Malware details
- Alias: Hitler-Ransonware
- Classification: Ransomware
- Origin: Germany

= Hitler-Ransomware =

Form of ransomware

Hitler-Ransomware is a form of ransomware from Germany created in 2016. It requests payment within one hour; otherwise, it will delete files from the infected computer.

== History ==
Hitler-Ransomware was first developed in 2016. The ransomware activates with a lock screen with an image of Adolf Hitler giving a Nazi salute. The message on it states "This is the Hitler Ransonware. Your files was encrypted! Do you decrypt your files?". It then demands payment in the form of a €25 Vodafone mobile phone gift card and gives the owner of the computer one hour to pay with a countdown timer accompanying. Failing to pay the ransom when the one hour countdown timer reaches zero results in the system crashing with a blue screen of death and when the computer reboots, all of the files in the computer's user profile folders have been deleted.
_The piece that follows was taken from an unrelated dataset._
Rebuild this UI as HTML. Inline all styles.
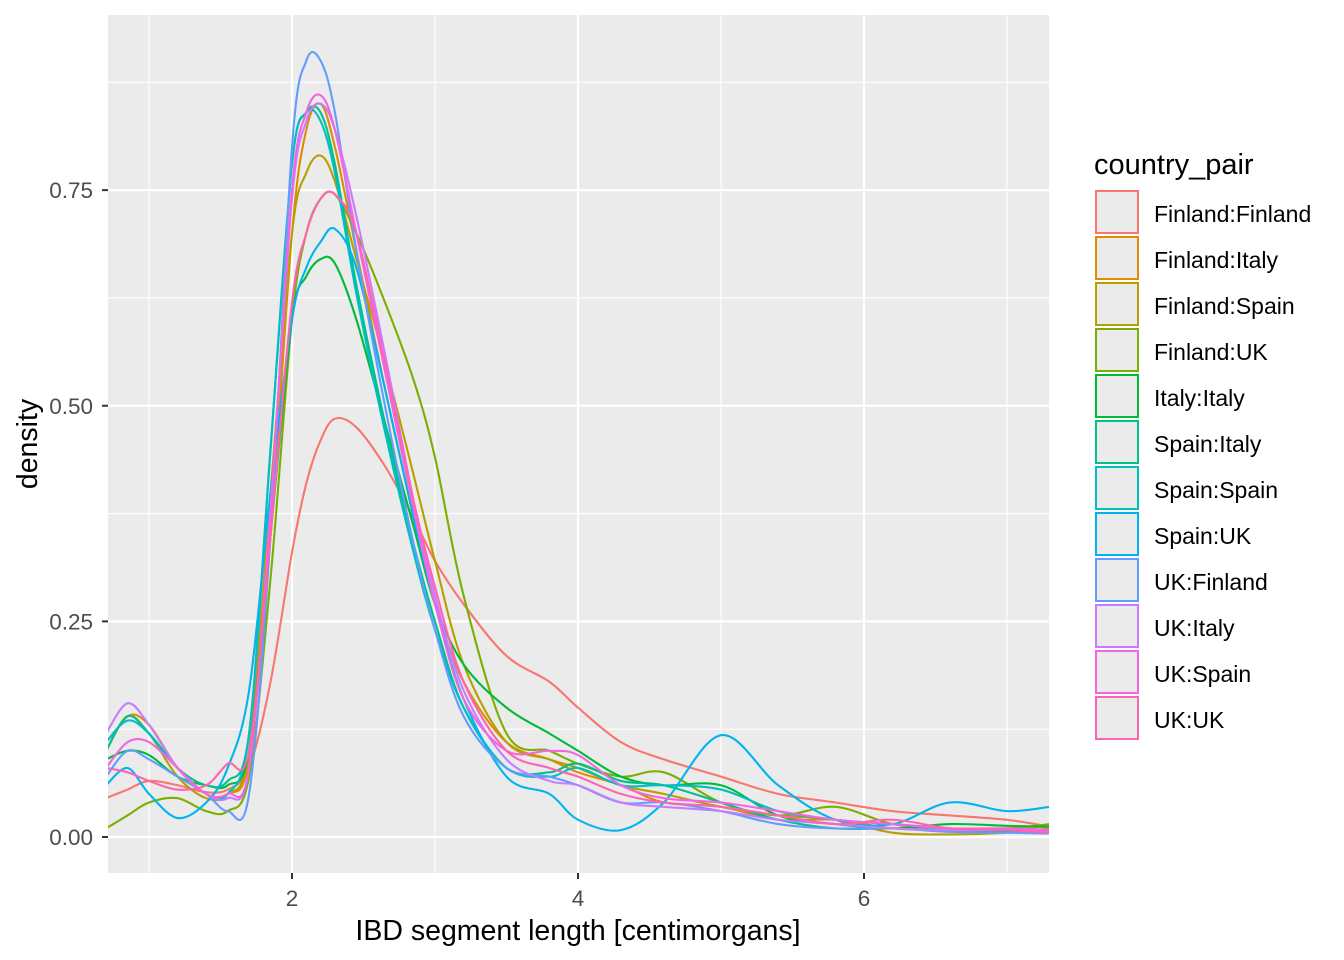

Contrary to what it claims, the ransomware does not encrypt the computer files; instead, it runs a script that disassociates all file types to mislead people into thinking their files have been encrypted.

The virus was discovered by the AVG Technologies analyst Jakub Kroustek. Upon further investigation of it, he determined that it likely originated in Germany as a prototype given that the batch file associated with it had the words "Das ist ein Test" (German: This is a Test) in it. It is noted that while the Hitler ransomware's demand for payment in gift cards instead of Bitcoin was uncommon, it was not unique to this ransomware. A typo on its lock screen, "Hitler-Ransonware," led technology journalist Darlene Storm to joke that it could upset Grammar Nazis.

An updated version of Hitler-Ransomware disguised as "CainXPii" called "Hitler 2" was later released. This version was similar to the original except that it corrected the spelling of "ransomware" and removed the countdown timer. In January 2017, an updated version known as "The FINAL version" of Hitler-Ransomware was released.